The Correct Option is B

Step 1: Understanding the motion of clock hands.
The hour hand makes one full rotation (i.e., \( 2 \pi \) radians) in 12 hours, and the second hand makes one full rotation (i.e., \( 2 \pi \) radians) every 60 seconds. - Angular speed of hour hand: \[ \omega_{\text{hour}} = \frac{2 \pi}{12 \times 3600} = \frac{\pi}{21600} \, \text{radians per second} \] - Angular speed of second hand: \[ \omega_{\text{second}} = \frac{2 \pi}{60} = \frac{\pi}{30} \, \text{radians per second} \] Step 2: Calculating the relative angular speed.
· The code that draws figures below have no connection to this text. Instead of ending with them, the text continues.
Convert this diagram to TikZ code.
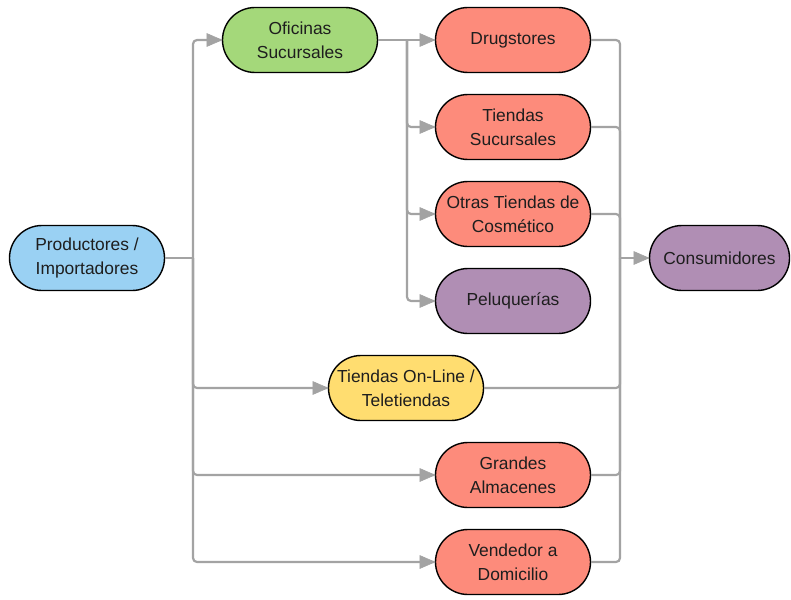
\documentclass[tikz,border=0pt]{standalone}
\usepackage{fontspec}
\setmainfont{Liberation Sans}
\usetikzlibrary{arrows.meta}
\definecolor{cgreen}{HTML}{A4D87A}
\definecolor{csalmon}{HTML}{FD8B7B}
\definecolor{cblue}{HTML}{9AD1F3}
\definecolor{cpurple}{HTML}{B08EB4}
\definecolor{cyellow}{HTML}{FFDD70}
\definecolor{cline}{HTML}{A3A3A3}
\definecolor{ctext}{HTML}{1E1E1E}
\tikzset{
  box/.style={draw=black, line width=1.4pt, rounded corners=32.5pt,
    minimum width=155pt, minimum height=65pt, inner sep=0pt,
    align=center, text=ctext, font=\fontsize{17.4}{24}\selectfont},
  conn/.style={draw=cline, line width=2.2pt, rounded corners=4pt},
  tip/.style={draw=cline, fill=cline, line width=0.6pt, line join=miter},
}
\begin{document}
\begin{tikzpicture}[x=1pt,y=-1pt]
\useasboundingbox (0,0) rectangle (791,599);
% nodes
\node[box, fill=cblue] (prod) at (87,258) {Productores /\\Importadores};
\node[box, fill=cgreen] (ofi) at (300,40) {Oficinas\\Sucursales};
\node[box, fill=csalmon] (drug) at (513,40) {Drugstores};
\node[box, fill=csalmon] (tsuc) at (513,127) {Tiendas\\Sucursales};
\node[box, fill=csalmon] (otras) at (513,214) {Otras Tiendas de\\Cosmético};
\node[box, fill=cpurple] (pelu) at (513,301) {Peluquerías};
\node[box, fill=cyellow] (online) at (406,388) {Tiendas On-Line /\\Teletiendas};
\node[box, fill=csalmon] (grandes) at (513,475) {Grandes\\Almacenes};
\node[box, fill=csalmon] (vend) at (513,562) {Vendedor a\\Domicilio};
\node[box, fill=cpurple, minimum width=140pt] (cons) at (719.5,258) {Consumidores};
% junction points
\coordinate (t) at (193,258);
\coordinate (u) at (407,40);
\coordinate (j) at (620,258);
% left trunk
\draw[conn] (prod.east) -- (t);
\draw[conn] (t) |- (ofi.west);
\draw[conn] (t) |- (online.west);
\draw[conn] (t) |- (grandes.west);
\draw[conn] (t) |- (vend.west);
% oficinas trunk
\draw[conn] (ofi.east) -- (drug.west);
\draw[conn] (u) |- (tsuc.west);
\draw[conn] (u) |- (otras.west);
\draw[conn] (u) |- (pelu.west);
% right merge
\draw[conn] (drug.east) -| (j);
\draw[conn] (tsuc.east) -| (j);
\draw[conn] (otras.east) -| (j);
\draw[conn] (online.east) -| (j);
\draw[conn] (grandes.east) -| (j);
\draw[conn] (vend.east) -| (j);
\draw[conn] (j) -- (cons.west);
% arrow tips
\foreach \n in {ofi,online,grandes,vend,drug,tsuc,otras,pelu,cons}{
  \draw[tip] (\n.west) -- ([xshift=-15pt,yshift=-6.5pt]\n.west)
    -- ([xshift=-15pt,yshift=6.5pt]\n.west) -- cycle;
}
\end{tikzpicture}
\end{document}
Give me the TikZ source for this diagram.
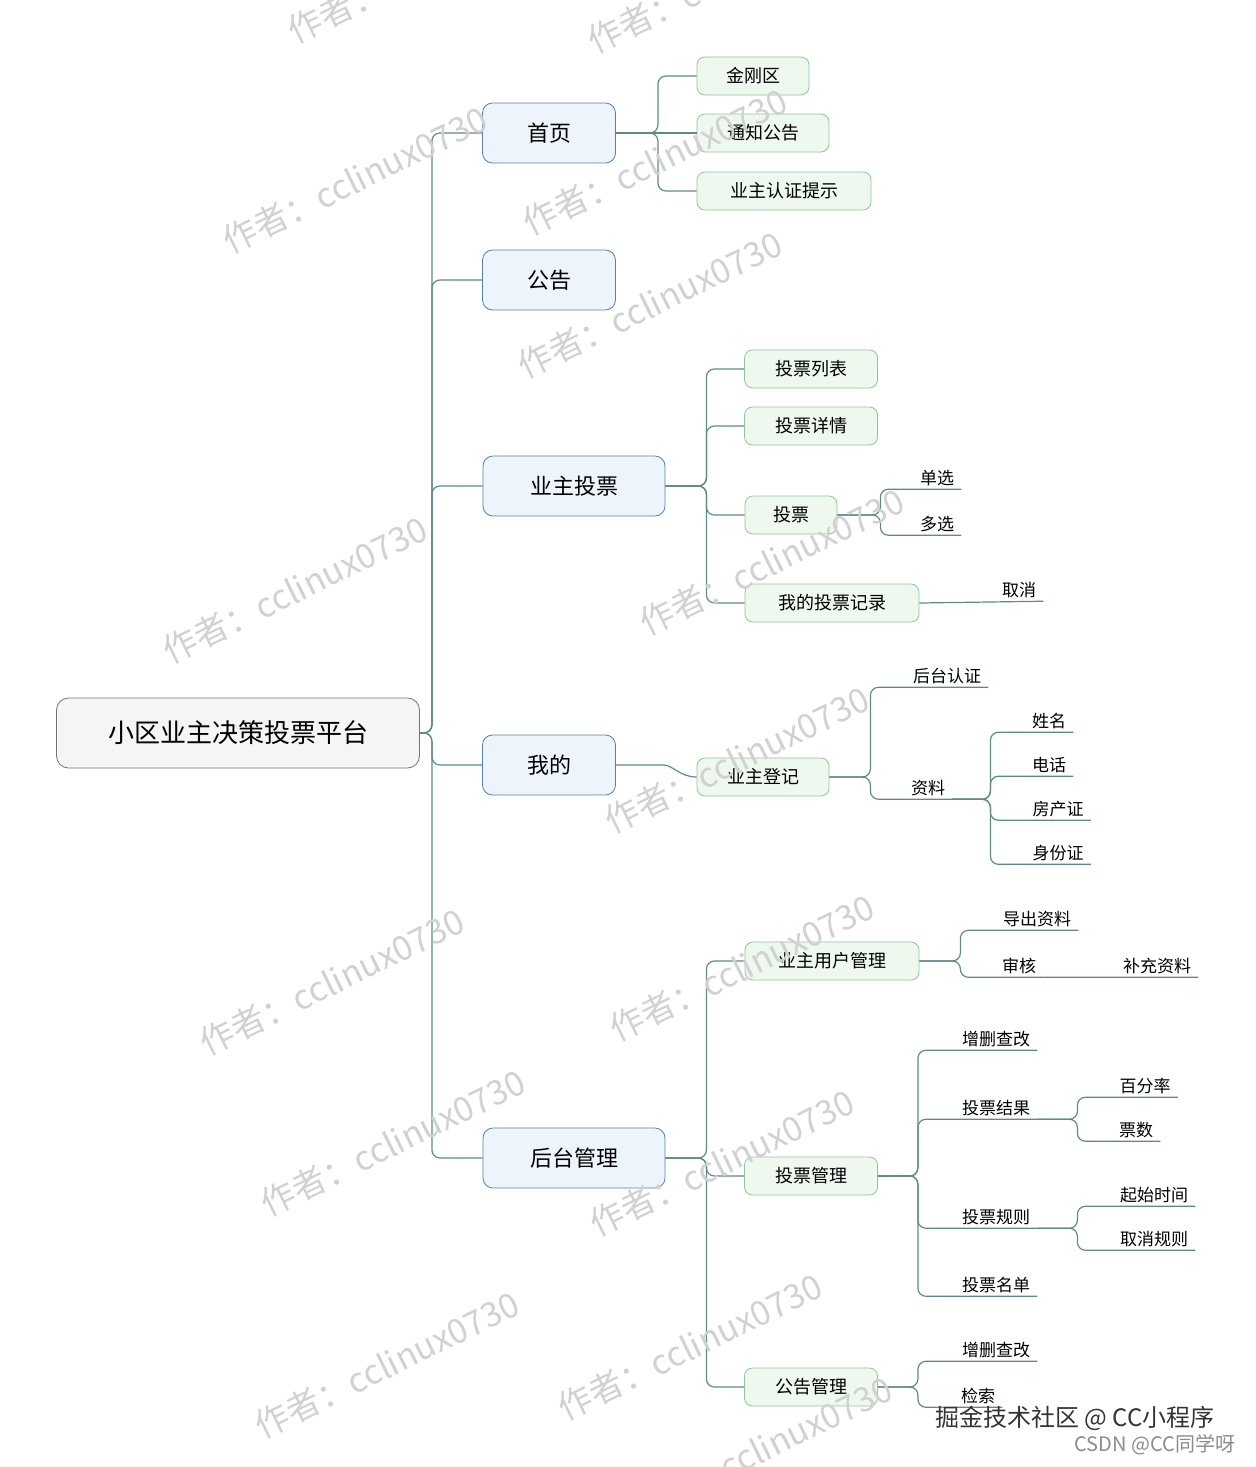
\documentclass[tikz,border=0pt]{standalone}
\usepackage{fontspec}
\setmainfont{Noto Sans CJK SC}
\usetikzlibrary{calc}
\definecolor{ln}{HTML}{5E8B8A}
\definecolor{bb}{HTML}{5A7FA8}
\definecolor{bf}{HTML}{EEF4FB}
\definecolor{gb}{HTML}{8CC79A}
\definecolor{gf}{HTML}{EEF8EF}
\tikzset{
 rootbox/.style={draw=black!55,fill=black!4,rounded corners=6,minimum width=363*0.5pt,minimum height=70*0.5pt,font=\fontsize{13}{15}\selectfont},
 lonebox/.style={draw=bb,fill=bf,rounded corners=5,minimum height=60*0.5pt,font=\fontsize{11}{13}\selectfont},
 ltwobox/.style={draw=gb,fill=gf,rounded corners=4,minimum height=38*0.5pt,font=\fontsize{9}{11}\selectfont},
 leaf/.style={inner sep=1.5pt,font=\fontsize{8.5}{10}\selectfont},
 con/.style={draw=ln,line width=0.6pt,rounded corners=4pt},
 wm/.style={text=black!18,font=\fontsize{17}{19}\selectfont,rotate=26}
}
% \leafcon{start}{branch dx}{leaf}
\newcommand{\leafcon}[3]{\draw[con] (#1) -- ++(#2,0) |- ($(#3.south east)+(4,0)$);}
\begin{document}
\begin{tikzpicture}[x=0.5pt,y=-0.5pt]
\useasboundingbox (0,0) rectangle (1256,1467);
\node[rootbox] (root) at (238,733) {小区业主决策投票平台};
\node[lonebox,minimum width=133*0.5pt] (a) at (549,133) {首页};
\node[lonebox,minimum width=133*0.5pt] (b) at (549,280) {公告};
\node[lonebox,minimum width=182*0.5pt] (c) at (574,486) {业主投票};
\node[lonebox,minimum width=133*0.5pt] (d) at (549,765) {我的};
\node[lonebox,minimum width=182*0.5pt] (e) at (574,1158) {后台管理};
\foreach \t in {a,b,c,d,e}{\draw[con] (root.east) -- ++(12,0) |- (\t.west);}
% 首页
\node[ltwobox,minimum width=112*0.5pt] (a1) at (753,76) {金刚区};
\node[ltwobox,minimum width=132*0.5pt] (a2) at (763,133) {通知公告};
\node[ltwobox,minimum width=174*0.5pt] (a3) at (784,191) {业主认证提示};
\foreach \t in {a1,a3}{\draw[con] (a.east) -- ++(42,0) |- (\t.west);}
\draw[con] (a.east) -- (a2.west);
% 业主投票
\node[ltwobox,minimum width=133*0.5pt] (c1) at (811,369) {投票列表};
\node[ltwobox,minimum width=133*0.5pt] (c2) at (811,426) {投票详情};
\node[ltwobox,minimum width=92*0.5pt] (c3) at (791,515) {投票};
\node[ltwobox,minimum width=174*0.5pt] (c4) at (832,603) {我的投票记录};
\foreach \t in {c1,c2,c3,c4}{\draw[con] (c.east) -- ++(41,0) |- (\t.west);}
\node[leaf] (c31) at (937,478) {单选};
\node[leaf] (c32) at (937,524) {多选};
\leafcon{c3.east}{43}{c31}
\leafcon{c3.east}{43}{c32}
\node[leaf] (c41) at (1019,590) {取消};
\draw[con] (c4.east) -- ($(c41.south east)+(4,0)$);
% 我的
\node[ltwobox,minimum width=132*0.5pt] (d1) at (763,777) {业主登记};
\draw[con] (d.east) -- ++(40,0) to[out=0,in=180] (d1.west);
\node[leaf] (d11) at (947,676) {后台认证};
\node[leaf] (d12) at (928,788) {资料};
\leafcon{d1.east}{41}{d11}
\leafcon{d1.east}{41}{d12}
\node[leaf] (d21) at (1049,721) {姓名};
\node[leaf] (d22) at (1049,765) {电话};
\node[leaf] (d23) at (1058,809) {房产证};
\node[leaf] (d24) at (1058,853) {身份证};
\coordinate (d12e) at ($(d12.south east)+(4,0)$);
\foreach \t in {d21,d22,d23,d24}{\leafcon{d12e}{38}{\t}}
% 后台管理
\node[ltwobox,minimum width=174*0.5pt] (e1) at (832,961) {业主用户管理};
\node[ltwobox,minimum width=133*0.5pt] (e2) at (811,1176) {投票管理};
\node[ltwobox,minimum width=133*0.5pt] (e3) at (811,1387) {公告管理};
\foreach \t in {e1,e2,e3}{\draw[con] (e.east) -- ++(41,0) |- (\t.west);}
\node[leaf] (e11) at (1037,919) {导出资料};
\node[leaf] (e12) at (1019,966) {审核};
\leafcon{e1.east}{41}{e11}
\leafcon{e1.east}{41}{e12}
\node[leaf] (e121) at (1157,966) {补充资料};
\draw[con] ($(e12.south east)+(4,0)$) -- ($(e121.south east)+(4,0)$);
\node[leaf] (e21) at (996,1039) {增删查改};
\node[leaf] (e22) at (996,1108) {投票结果};
\node[leaf] (e23) at (996,1217) {投票规则};
\node[leaf] (e24) at (996,1285) {投票名单};
\foreach \t in {e21,e22,e23,e24}{\leafcon{e2.east}{40}{\t}}
\node[leaf] (e221) at (1145,1086) {百分率};
\node[leaf] (e222) at (1136,1130) {票数};
\coordinate (e22e) at ($(e22.south east)+(4,0)$);
\leafcon{e22e}{40}{e221}
\leafcon{e22e}{40}{e222}
\node[leaf] (e231) at (1154,1195) {起始时间};
\node[leaf] (e232) at (1154,1239) {取消规则};
\coordinate (e23e) at ($(e23.south east)+(4,0)$);
\leafcon{e23e}{40}{e231}
\leafcon{e23e}{40}{e232}
\node[leaf] (e31) at (996,1350) {增删查改};
\node[leaf] (e32) at (978,1396) {检索};
\leafcon{e3.east}{40}{e31}
\leafcon{e3.east}{40}{e32}
% watermarks
\foreach \p in {(355,180),(655,162),(650,305),(295,590),(772,562),(737,760),(332,982),(742,968),(393,1143),(722,1163),(387,1365),(690,1347),(420,-30),(720,-20),(760,1450)}{
 \node[wm] at \p {作者：cclinux0730};}
\node[font=\fontsize{12}{14}\selectfont,text=black!80] (f1) at (1075,1418) {掘金技术社区 @ CC小程序};
\node[font=\fontsize{10}{12}\selectfont,text=black!45] (f2) at (1155,1445) {CSDN @CC同学呀};
\end{tikzpicture}
\end{document}
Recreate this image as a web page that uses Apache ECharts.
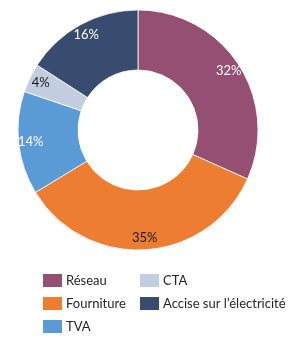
<!DOCTYPE html>
<html>
<head>
<meta charset="utf-8">
<script src="https://cdn.jsdelivr.net/npm/echarts@6/dist/echarts.min.js"></script>
<style>
    html, body { margin: 0; padding: 0; background: #fff; }
    #chart { width: 300px; height: 338px; }
</style>
</head>
<body>
<div id="chart"></div>
<script>
const categories = ["Réseau", "Fourniture", "TVA", "CTA", "Accise sur l’électricité"];
const values = [31.7, 34.6, 13.9, 3.9, 15.9];
const colors = ["#944F72", "#ED7D31", "#5B9BD5", "#C3CDE0", "#374C6E"];
const labelColors = ["#fff", "#1a1a1a", "#fff", "#1a1a1a", "#fff"];

const font = "Lato, 'Open Sans', sans-serif";

const data = categories.map((name, i) => ({
    name: name,
    value: values[i],
    itemStyle: { color: colors[i] },
    label: { color: labelColors[i] },
}));

const chart = echarts.init(document.getElementById("chart"));
const legendBase = {
    orient: "vertical",
    padding: 0,
    height: 64,
    itemWidth: 21,
    itemHeight: 15,
    itemGap: 6,
    icon: "rect",
    selectedMode: false,
    textStyle: { fontFamily: font, fontSize: 13, color: "#262626", padding: [0, 0, 0, -2] },
};
chart.setOption({
    color: colors,
    animation: false,
    legend: [
        Object.assign({}, legendBase, { left: 41, top: 272, data: categories.slice(0, 3) }),
        Object.assign({}, legendBase, { left: 138, top: 272, data: categories.slice(3) }),
    ],
    series: [
        {
            type: "pie",
            center: [138, 130],
            radius: [60, 120],
            startAngle: 90,
            label: { show: false },
            itemStyle: { borderColor: "#fff", borderWidth: 0.8 },
            data: data,
        },
        {
            // label ring, placed further out like the original
            type: "pie",
            center: [138, 130],
            radius: [90, 120],
            startAngle: 90,
            silent: true,
            legendHoverLink: false,
            itemStyle: { color: "rgba(0,0,0,0)" },
            label: {
                show: true,
                position: "inside",
                fontFamily: font,
                fontSize: 13,
                formatter: (p) => Math.round(p.value) + "%",
            },
            data: data.map((d) => ({ name: d.name + " ", value: d.value, label: d.label, itemStyle: { color: "rgba(0,0,0,0)" } })),
        },
    ],
});
</script>
</body>
</html>
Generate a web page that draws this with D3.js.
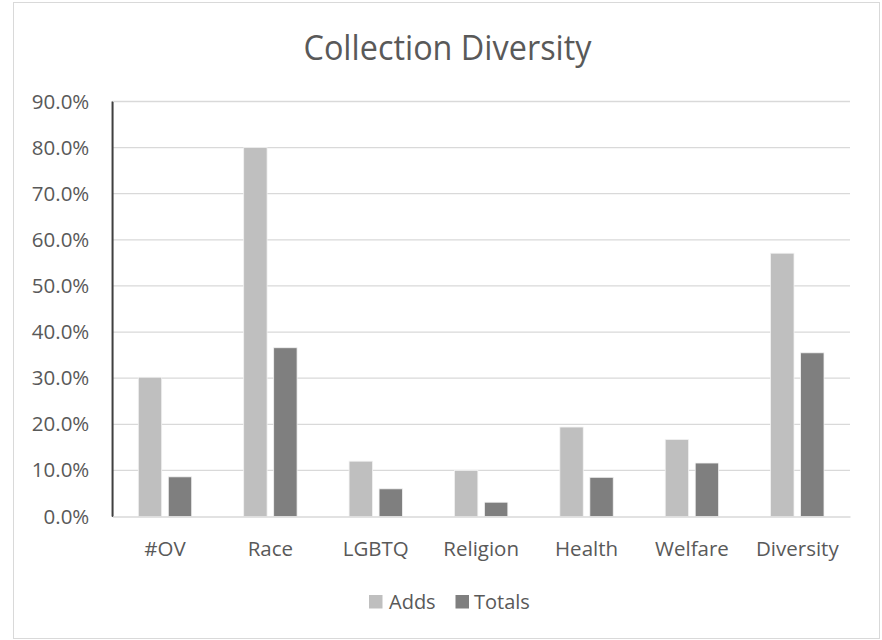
<!DOCTYPE html>
<html>
<head>
<meta charset="utf-8">
<script src="https://cdn.jsdelivr.net/npm/d3@7"></script>
<style>
  html, body { margin: 0; padding: 0; background: #fff; }
  svg { display: block; font-family: "Open Sans", "Noto Sans", sans-serif; }
</style>
</head>
<body>
<svg id="chart" width="882" height="640"></svg>
<script>
// Share of titles in each diversity category
const categories = ["#OV", "Race", "LGBTQ", "Religion", "Health", "Welfare", "Diversity"];
const seriesNames = ["Adds", "Totals"];
const addsValues = [30.2, 80.0, 12.0, 10.0, 19.4, 16.7, 57.1];
const totalsValues = [8.6, 36.6, 6.0, 3.1, 8.5, 11.6, 35.5];
const yTicks = [0, 10, 20, 30, 40, 50, 60, 70, 80, 90];
const seriesColors = ["#bfbfbf", "#7f7f7f"];

const seriesValues = [addsValues, totalsValues];
const rows = categories.map((c, i) => ({
  category: c,
  values: seriesNames.map((s, j) => ({ series: s, value: seriesValues[j][i] }))
}));

const svg = d3.select("#chart");
const textColor = "#595959";
const gridColor = "#d9d9d9";
const labelFont = "'Open Sans', 'Noto Sans', sans-serif";

// Outer chart frame
svg.append("rect")
  .attr("x", 13.5).attr("y", 2.5)
  .attr("width", 866).attr("height", 636)
  .attr("fill", "#fff").attr("stroke", gridColor).attr("stroke-width", 1);

// Title
svg.append("text")
  .attr("x", 447.5).attr("y", 59.5)
  .attr("text-anchor", "middle")
  .attr("fill", textColor)
  .style("font-size", "34px")
  .attr("textLength", 288)
  .attr("lengthAdjust", "spacingAndGlyphs")
  .text("Collection Diversity");

const plot = { left: 112.3, right: 850, top: 101.5, bottom: 516.5 };

const y = d3.scaleLinear().domain([0, 90]).range([plot.bottom, plot.top]);
const x0 = d3.scaleBand().domain(categories).range([plot.left, plot.right]).padding(0);
const groupPad = 26;
const x1 = d3.scaleBand().domain(seriesNames)
  .range([groupPad, x0.bandwidth() - groupPad])
  .paddingInner(0.22).paddingOuter(0);
const color = d3.scaleOrdinal().domain(seriesNames).range(seriesColors);

// Horizontal gridlines
svg.append("g")
  .selectAll("line")
  .data(yTicks.filter(t => t > 0))
  .join("line")
  .attr("x1", plot.left).attr("x2", plot.right)
  .attr("y1", d => y(d)).attr("y2", d => y(d))
  .attr("stroke", gridColor).attr("stroke-width", 1.3);

// Y axis with percentage labels
const yAxis = d3.axisLeft(y).tickValues(yTicks)
  .tickFormat(d => d3.format(".1f")(d) + "%")
  .tickSize(0).tickPadding(23);
const yg = svg.append("g").attr("transform", `translate(${plot.left},0)`).call(yAxis);
yg.select(".domain").attr("stroke", "#404040").attr("stroke-width", 1.5);
yg.selectAll("text").attr("fill", textColor).style("font-size", "20.5px")
  .style("font-family", labelFont);

// Bars
const groups = svg.append("g")
  .selectAll("g")
  .data(rows)
  .join("g")
  .attr("transform", d => `translate(${x0(d.category)},0)`);

groups.selectAll("rect")
  .data(d => d.values)
  .join("rect")
  .attr("x", d => x1(d.series))
  .attr("width", x1.bandwidth())
  .attr("y", d => y(d.value))
  .attr("height", d => y(0) - y(d.value))
  .attr("fill", d => color(d.series))
  .attr("stroke", "#f2f2f2").attr("stroke-width", 0.8);

// X axis baseline and category labels
const xAxis = d3.axisBottom(x0).tickSize(0).tickPadding(25);
const xg = svg.append("g").attr("transform", `translate(0,${plot.bottom})`).call(xAxis);
xg.select(".domain").attr("stroke", gridColor).attr("stroke-width", 1.3);
xg.selectAll("text").attr("fill", textColor).style("font-size", "20.5px")
  .style("font-family", labelFont);

// Vertical axis line drawn over the baseline
svg.append("line")
  .attr("x1", plot.left).attr("x2", plot.left)
  .attr("y1", plot.top).attr("y2", plot.bottom)
  .attr("stroke", "#404040").attr("stroke-width", 1.5);

// Legend
const legendItems = [
  { name: "Adds", sx: 369, tx: 389 },
  { name: "Totals", sx: 455.5, tx: 474 }
];
const legend = svg.append("g").selectAll("g").data(legendItems).join("g");
legend.append("rect")
  .attr("x", d => d.sx).attr("y", 595)
  .attr("width", 13.5).attr("height", 13.5)
  .attr("fill", d => color(d.name));
legend.append("text")
  .attr("x", d => d.tx).attr("y", 609)
  .attr("fill", textColor)
  .style("font-size", "20px")
  .text(d => d.name);
</script>
</body>
</html>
The relative angular speed is the difference between the angular speeds of the second hand and the hour hand: \[ \omega_{\text{relative}} = \omega_{\text{second}} - \omega_{\text{hour}} = \frac{\pi}{30} - \frac{\pi}{21600} \] Simplifying this: \[ \omega_{\text{relative}} = \frac{719 \pi}{21600} \] Thus, the correct answer is (B) \( \frac{719 \pi}{21600} \).